The other are the unforgettable performances and chemistry (or intended lack of it). What these characters do to each other, and what they go through, transform into, is spiritually connected to the worst of the human nature we can relate to.

That's really the movie magic here. I wanted to see more of these characters, but I can assure you the meat the audience will chew off are the juicy performances of depraved humanity. There seems to be some sort of insatiable demand for this type of thing...

And now, the bad.

The blood effects are cheesy, some scenes are far too excruciating to sit through, the stereotypes feel more redneck-ish and not pioneer- ish, and the final result is a pointless exercise. I can tell the writers struggled with a satisfying ending to their half-baked escapade into nihilism.
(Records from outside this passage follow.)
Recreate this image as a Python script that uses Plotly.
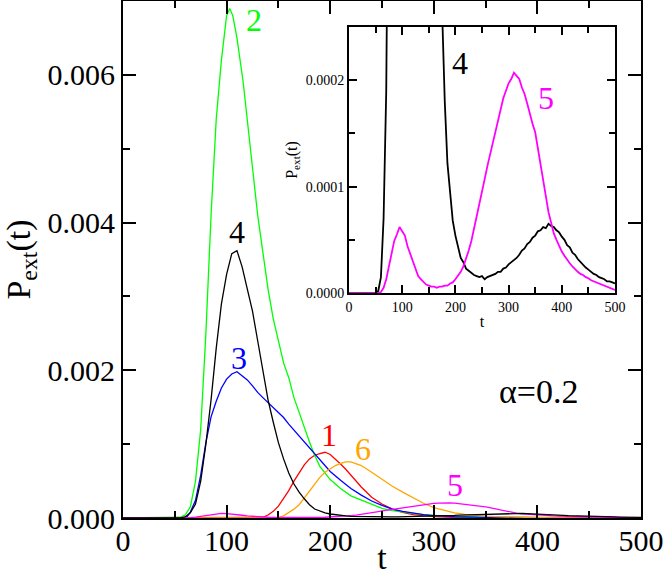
import plotly.graph_objects as go

# ── data ─────────────────────────────────────────────────────────────────────
T5 = list(range(0, 505, 5))

# curve 4 (black), also shown in the inset
P4 = [0, 0, 0, 0, 0, 0, 0, 0, 0, 0, 0, 2e-6, 1.5e-5, 7e-5, 0.00019, 0.0005,
      0.001, 0.0016, 0.0023, 0.0029, 0.0033, 0.00358, 0.00362, 0.0034, 0.0031,
      0.0028, 0.0024, 0.002, 0.0016, 0.0013, 0.00102, 0.0008, 0.00061, 0.00046,
      0.00035, 0.00026, 0.00018, 0.000122, 0.000092, 0.000068, 0.000054,
      0.000043, 0.000033, 0.000029, 0.000023, 0.000021, 0.000019, 0.000017,
      0.000016, 0.000015, 0.000016, 0.000013, 0.000015, 0.000016, 0.000017,
      0.000018, 0.000020, 0.000020, 0.000023, 0.000024, 0.000027, 0.000029,
      0.000031, 0.000033, 0.000036, 0.000040, 0.000042, 0.000046, 0.000048,
      0.000052, 0.000054, 0.000058, 0.000059, 0.000062, 0.000061, 0.000065,
      0.000063, 0.000062, 0.000059, 0.000057, 0.000053, 0.000050, 0.000045,
      0.000043, 0.000038, 0.000036, 0.000032, 0.000029, 0.000027, 0.000024,
      0.000022, 0.000020, 0.000018, 0.000017, 0.000015, 0.000014, 0.000013,
      0.000011, 0.000011, 0.000010, 0.000009]

# curve 5 (magenta), also shown in the inset
P5 = [0, 0, 0, 0, 0, 0, 0, 0, 0, 0, 0, 0, 1e-6, 5e-6, 1.3e-5, 2.4e-5, 3.7e-5,
      4.9e-5, 5.5e-5, 6.2e-5, 5.8e-5, 5.4e-5, 4.4e-5, 3.7e-5, 2.8e-5, 2.2e-5,
      1.6e-5, 1.3e-5, 1e-5, 8e-6, 7e-6, 6e-6, 6e-6, 5e-6, 6e-6, 6e-6, 7e-6,
      7e-6, 9e-6, 1e-5, 1.3e-5, 1.6e-5, 2e-5, 2.5e-5, 3.2e-5, 4e-5, 4.9e-5,
      6e-5, 7.1e-5, 8.4e-5, 9.6e-5, 0.000107, 0.000119, 0.00013, 0.000141,
      0.000152, 0.000163, 0.000172, 0.000183, 0.00019, 0.000197, 0.000201,
      0.000207, 0.000204, 0.000201, 0.000193, 0.000187, 0.000178, 0.000168,
      0.000159, 0.000151, 0.000136, 0.00012, 0.000104, 9e-5, 7.6e-5, 6.6e-5,
      5.6e-5, 5e-5, 4.4e-5, 3.9e-5, 3.5e-5, 3.1e-5, 2.8e-5, 2.5e-5, 2.2e-5,
      2e-5, 1.8e-5, 1.7e-5, 1.5e-5, 1.4e-5, 1.2e-5, 1.1e-5, 1e-5, 9e-6, 8e-6,
      7e-6, 6e-6, 5e-6, 4e-6, 3e-6]

T2 = [0, 50, 55, 60, 65, 70, 75, 80, 85, 90, 95, 100, 103, 106, 110, 116, 120,
      125, 130, 135, 140, 145, 150, 155, 160, 165, 170, 175, 180, 185, 190, 200,
      210, 220, 230, 240, 250, 260, 270, 280, 290, 300, 320, 350, 400, 450, 500]
P2 = [0, 0, 1e-5, 4e-5, 0.00015, 0.0005, 0.0012, 0.0025, 0.0041, 0.0054,
      0.0062, 0.0068, 0.0069, 0.0068, 0.0065, 0.0059, 0.0054, 0.0048, 0.0041,
      0.0036, 0.0031, 0.0027, 0.0024, 0.0021, 0.0019, 0.00163, 0.00143,
      0.00122, 0.00103, 0.00085, 0.0007, 0.00052, 0.0004, 0.0003, 0.00024,
      0.00018, 0.00013, 0.0001, 8e-5, 6e-5, 4.5e-5, 3.5e-5, 2e-5, 1e-5, 3e-6,
      1e-6, 0]

T3 = [0, 58, 62, 65, 70, 75, 80, 85, 90, 95, 100, 105, 110, 115, 120, 125, 130,
      135, 140, 145, 150, 155, 160, 165, 170, 175, 180, 185, 190, 200, 210, 220,
      230, 240, 250, 260, 270, 280, 290, 300, 320, 350, 400, 500]
P3 = [0, 0, 2e-5, 8e-5, 0.00024, 0.00058, 0.00102, 0.00137, 0.00158, 0.00176,
      0.00188, 0.00195, 0.00198, 0.00193, 0.00187, 0.00179, 0.0017, 0.00163,
      0.00156, 0.0015, 0.00143, 0.00136, 0.00127, 0.00119, 0.00111, 0.00102,
      0.00094, 0.00086, 0.00078, 0.00063, 0.00051, 0.0004, 0.00031, 0.00023,
      0.00017, 0.00012, 9e-5, 6.5e-5, 4.5e-5, 3.2e-5, 1.8e-5, 8e-6, 2e-6, 0]

T1 = [0, 130, 135, 140, 145, 150, 155, 160, 165, 170, 175, 180, 185, 190, 195,
      200, 205, 210, 215, 220, 225, 230, 240, 250, 260, 270, 280, 290, 300, 320,
      350, 400, 500]
P1 = [0, 0, 1e-5, 4e-5, 9e-5, 0.00016, 0.00026, 0.00037, 0.0005, 0.00062,
      0.00072, 0.0008, 0.00085, 0.00087, 0.00089, 0.00086, 0.0008, 0.00073,
      0.00066, 0.00058, 0.0005, 0.00042, 0.00028, 0.00019, 0.00012, 7.5e-5,
      4.5e-5, 2.8e-5, 1.8e-5, 8e-6, 3e-6, 0, 0]

T6 = [0, 148, 155, 160, 165, 170, 175, 180, 185, 190, 195, 200, 205, 210, 215,
      220, 225, 230, 240, 250, 260, 270, 280, 290, 300, 310, 320, 330, 340, 350,
      360, 380, 400, 450, 500]
P6 = [0, 0, 3e-5, 7e-5, 0.00012, 0.00018, 0.00027, 0.00037, 0.00046, 0.00055,
      0.00062, 0.00067, 0.00071, 0.00074, 0.00076, 0.00076, 0.00074, 0.00071,
      0.00062, 0.00052, 0.00043, 0.00035, 0.00027, 0.0002, 0.00014, 0.0001,
      7e-5, 5e-5, 3.5e-5, 2.5e-5, 1.8e-5, 1e-5, 5e-6, 1e-6, 0]

SERIES = [
    ("1", T1, P1, "#ff0000"),
    ("2", T2, P2, "#00ff00"),
    ("3", T3, P3, "#0000ff"),
    ("6", T6, P6, "#ffa500"),
    ("5", T5, P5, "#ff00ff"),
    ("4", T5, P4, "#000000"),
]

FONT = "Times New Roman, Liberation Serif, serif"

fig = go.Figure()

for name, t, p, col in SERIES:
    fig.add_trace(go.Scatter(x=t, y=p, mode="lines", name=name,
                             line=dict(color=col, width=1.3),
                             xaxis="x", yaxis="y"))

# inset: curves 4 and 5 zoomed
fig.add_trace(go.Scatter(x=T5, y=P4, mode="lines", line=dict(color="#000000", width=1.8),
                         xaxis="x2", yaxis="y2"))
fig.add_trace(go.Scatter(x=T5, y=P5, mode="lines", line=dict(color="#ff00ff", width=1.8),
                         xaxis="x2", yaxis="y2"))


def axis_style(size, ticklen):
    return dict(showline=True, linewidth=2, linecolor="black", mirror="ticks",
                ticks="inside", ticklen=ticklen, tickwidth=1.5, tickcolor="black",
                showgrid=False, zeroline=False, automargin=False,
                tickfont=dict(family=FONT, size=size, color="black"))


# labels next to the curves
labels = [
    ("2", 126, 0.00674, "#00ff00"),
    ("4", 110, 0.00387, "#000000"),
    ("3", 112, 0.00217, "#0000ff"),
    ("1", 199, 0.00112, "#ff0000"),
    ("6", 232, 0.00094, "#ffa500"),
    ("5", 320, 0.00045, "#ff00ff"),
]
annotations = [dict(x=x, y=y, text=s, xref="x", yref="y", showarrow=False,
                    font=dict(family=FONT, size=32, color=c))
               for s, x, y, c in labels]
annotations.append(dict(x=402, y=0.00171, text="α=0.2", xref="x", yref="y",
                        showarrow=False, font=dict(family=FONT, size=34, color="black")))
annotations.append(dict(x=209, y=0.000216, text="4", xref="x2", yref="y2",
                        showarrow=False, font=dict(family=FONT, size=32, color="black")))
annotations.append(dict(x=370, y=0.000183, text="5", xref="x2", yref="y2",
                        showarrow=False, font=dict(family=FONT, size=32, color="#ff00ff")))

fig.update_layout(
    width=664, height=576,
    margin=dict(l=123, r=23, t=1, b=58),
    plot_bgcolor="white", paper_bgcolor="white",
    showlegend=False,
    font=dict(family=FONT, color="black"),
    xaxis=dict(**axis_style(30, 13), range=[0, 500], dtick=100, domain=[0, 1],
               ticklabelstandoff=-5,
               minor=dict(dtick=50, ticklen=7, ticks="inside", tickcolor="black", tickwidth=1.5),
               title=dict(text="t", font=dict(family=FONT, size=34), standoff=6)),
    yaxis=dict(**axis_style(30, 13), range=[0, 0.007], dtick=0.002, tickformat=".3f",
               domain=[0, 1],
               minor=dict(dtick=0.001, ticklen=7, ticks="inside", tickcolor="black", tickwidth=1.5),
               title=dict(text="P<sub>ext</sub>(t)", font=dict(family=FONT, size=34), standoff=8)),
    xaxis2=dict(**axis_style(14, 8), range=[0, 500], dtick=100, anchor="y2",
                domain=[0.4363, 0.9498],
                minor=dict(dtick=50, ticklen=6, ticks="inside", tickcolor="black", tickwidth=1.5),
                title=dict(text="t", font=dict(family=FONT, size=16), standoff=2)),
    yaxis2=dict(**axis_style(14, 8), range=[0, 0.00025], dtick=0.0001, tickformat=".4f",
                anchor="x2", domain=[0.435, 0.95],
                minor=dict(dtick=0.00005, ticklen=6, ticks="inside", tickcolor="black", tickwidth=1.5),
                title=dict(text="P<sub>ext</sub>(t)", font=dict(family=FONT, size=16), standoff=4)),
    annotations=annotations,
)

# drop the page's default body margin so the figure sits at the window origin
fig.write_html("out.html", config={"displayModeBar": False},
               post_script="document.body.style.margin='0';")
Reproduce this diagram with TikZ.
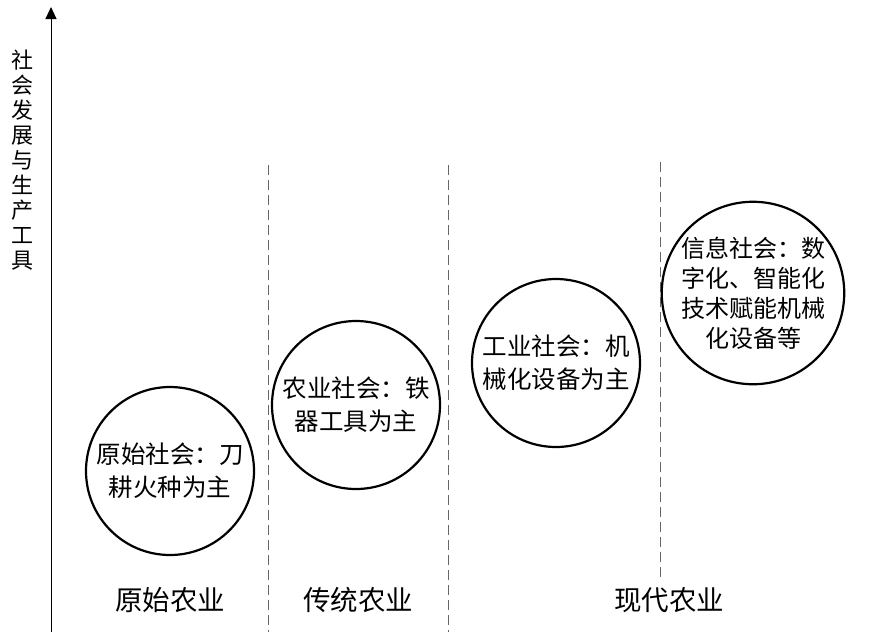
\documentclass[tikz,border=0pt]{standalone}
\usepackage{fontspec}
\newfontfamily\cjk{Noto Sans CJK SC}
\usetikzlibrary{arrows.meta}
\begin{document}
\begin{tikzpicture}[x=1pt,y=-1pt,
  stage/.style={draw=black,line width=2.2pt,circle,minimum size=168pt,inner sep=0pt,align=center,
     font=\cjk\fontsize{24.5}{33}\selectfont},
  era/.style={font=\cjk\fontsize{27.5}{30}\selectfont,inner sep=0pt},
  divider/.style={draw=black!60,line width=0.8pt,dash pattern=on 10pt off 5pt},
  axisline/.style={draw=black,line width=1pt,-{Triangle[length=12pt,width=11pt]}}]
\useasboundingbox (0,0) rectangle (876,633);
% axis
\coordinate (ax0) at (51,632);
\coordinate (ax1) at (51,7);
\draw[axisline] (ax0) -- (ax1);
\node[font=\cjk\fontsize{22}{25}\selectfont,align=center,inner sep=0pt] (ylab) at (22,160)
  {社\\会\\发\\展\\与\\生\\产\\工\\具};
% dividers
\coordinate (d1a) at (268,165); \coordinate (d1b) at (268,632);
\coordinate (d2a) at (448,165); \coordinate (d2b) at (448,632);
\coordinate (d3a) at (660,162); \coordinate (d3b) at (660,580);
\draw[divider] (d1a) -- (d1b);
\draw[divider] (d2a) -- (d2b);
\draw[divider] (d3a) -- (d3b);
% circles
\node[stage] (c1) at (170,471) {原始社会：刀\\耕火种为主};
\node[stage] (c2) at (356,405) {农业社会：铁\\器工具为主};
\node[stage] (c3) at (556,363) {工业社会：机\\械化设备为主};
\node[stage,font=\cjk\fontsize{24}{30}\selectfont] (c4) at (753,293) {信息社会：数\\字化、智能化\\技术赋能机械\\化设备等};
% era labels
\node[era] (e1) at (170,600) {原始农业};
\node[era] (e2) at (358,600) {传统农业};
\node[era] (e3) at (669,600) {现代农业};
\end{tikzpicture}
\end{document}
The film could have very easily been set in the post-apocalypse. Those types of films intend to "hollow you out", westerns are supposed to "grind you down". Ask yourself, how many apocalyptic-themed films you've seen with unsatisfying ending, and how many westerns you've seen with satisfying endings? Challenge yourself to watch this film, and tell me if that distinction ISN'T clear to you.

This film reflects the losing battle the western has with Hollywood and the contempt it projects onto 19th century conservatism. This film reminded me that having characters sound like hillbillies and setting it in the desert, is not enough for it to be considered "a western". Outlaws and Angels doesn't spend enough time appreciating what made westerns special, and maybe not enough time appreciating what keeps the world together.